Für die FRANKFURTER RUNDSCHAU gelten inzwischen andere Prioritäten:

"Hinter den Kulissen des UN-Sicherheitsrats geht es längst nicht mehr um Beweislasten oder Beweisführung, sondern um nationale Interessen und diplomatische Positionierung. Hier stehen diejenigen, die einen Zusammenbruch des Bedrohungsszenarios befürchten, gegen diejenigen, die Angst vor dessen zunehmender Eigendynamik haben. Bisher war es einfach, für größeren Druck auf Saddam Hussein zu plädieren, weil sich die Androhung militärischer Gewalt mit der Durchsetzung eines straffen Waffenkontrollregimes in Irak begründen ließ. Doch wenn die Invasionstruppen Ende Februar aufmarschiert sind, stellt sich die Frage, welche Logik denn gilt: der Zeitplan der US- Militärs oder die Anforderungen der UN-Inspektoren."
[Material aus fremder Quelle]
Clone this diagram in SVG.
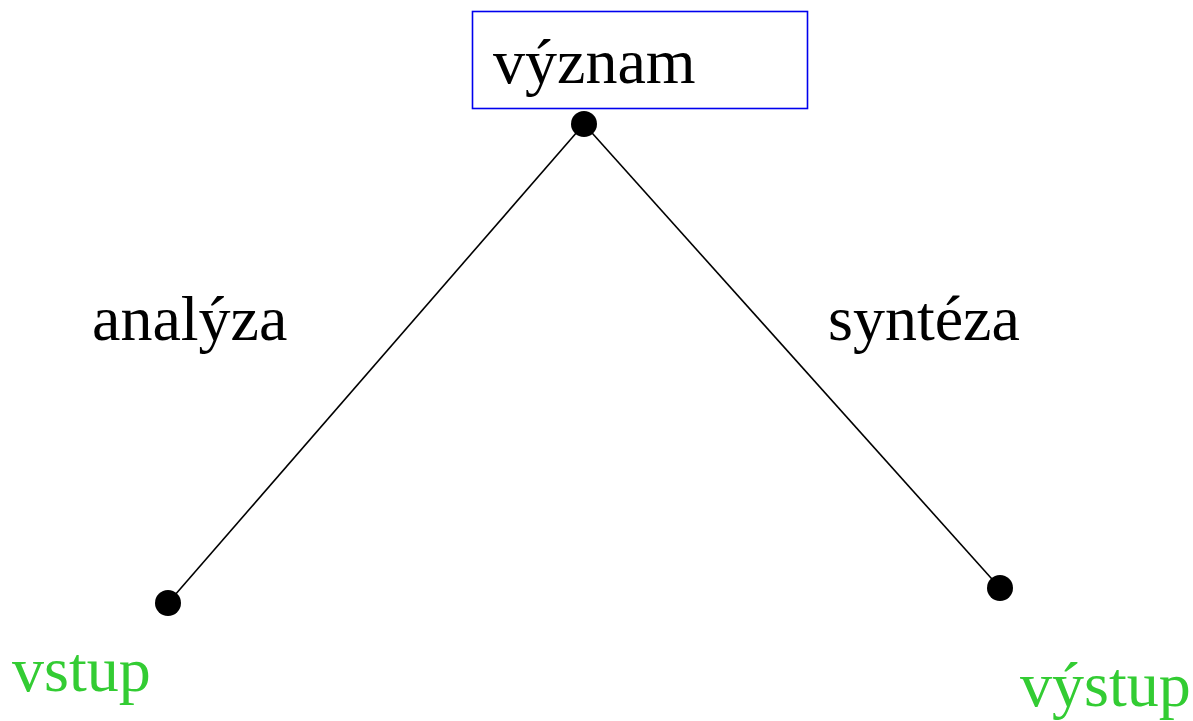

Themenwechsel: Mit dem Staatsvertrag zwischen Bundesregierung und dem Zentralrat der Juden, der der jüdischen Dachorganisation unter anderm Mittel in Höhe von drei Millionen Euro zusagt, beschäftigt sich der MANNHEIMER MORGEN:

"Ein kleiner Posten im Bundeshaushalt, aber einer mit großem Symbolgehalt. Die Bundesregierung bekennt sich nämlich in einem Augenblick zu den deutschen Juden, in dem deren Zentralrat eine Vielzahl von Aufgaben zu bewältigen hat. Der unproportional starke Zuwachs stellt die Gemeinden vor schwer lösbare Probleme. Wer das alles auffangen will, braucht verlässliche Finanzhilfe. Er darf die Unterstützung der jüdischen Kultur von einem demokratischen Staat erwarten, dessen diktatorischem Vorläufer einst kein Verbrechen zu grausam war, um eben dieses Leben auszulöschen. Dies gilt umso mehr, als Deutschlands Juden etwas tun, was in Israel nicht immer auf Verständnis stößt: sich zu ihrer dauerhaften Existenz im 'Land der Täter' zu bekennen."

Die SÜDDEUTSCHE ZEITUNG aus München meint:

"Die Integration der Zuwanderer, die ein anderes Identitätsgefühl und eine andere Geschichte haben, die wenig gemeinsam haben mit den arrivierten jüdischen Mitbürgern deutscher Provenienz, steht noch bevor; sie zu 'deutschen Juden' zu machen, auf dass sie nicht 'Juden in Deutschland' und Juden zweiter KLasse bleiben, dazu könnte der Staatsvertrag beitragen."

Und in den DRESDNER NEUSTE NACHRICHTEN lesen wir:

"Die jetzt nachgeholte Rechtsverbindlichkeit für Menschen jüdischen Glaubens ist ein überfälliger Schritt. Er hilft dem Zentralrat, mehr Integrationshilfen für die zugereisten osteuropäischen Juden zu leisten. Er ist aber auch ein Symbol, dass jüdisches Leben in Deutschland ein festes Fundament hat. Dass die Unterzeichnung des Abkommens mit dem Holocaust-Gedenktag zusammen fällt, ruft dabei das frühere Versagen vieler Deutscher schmerzlich in Erinnerung."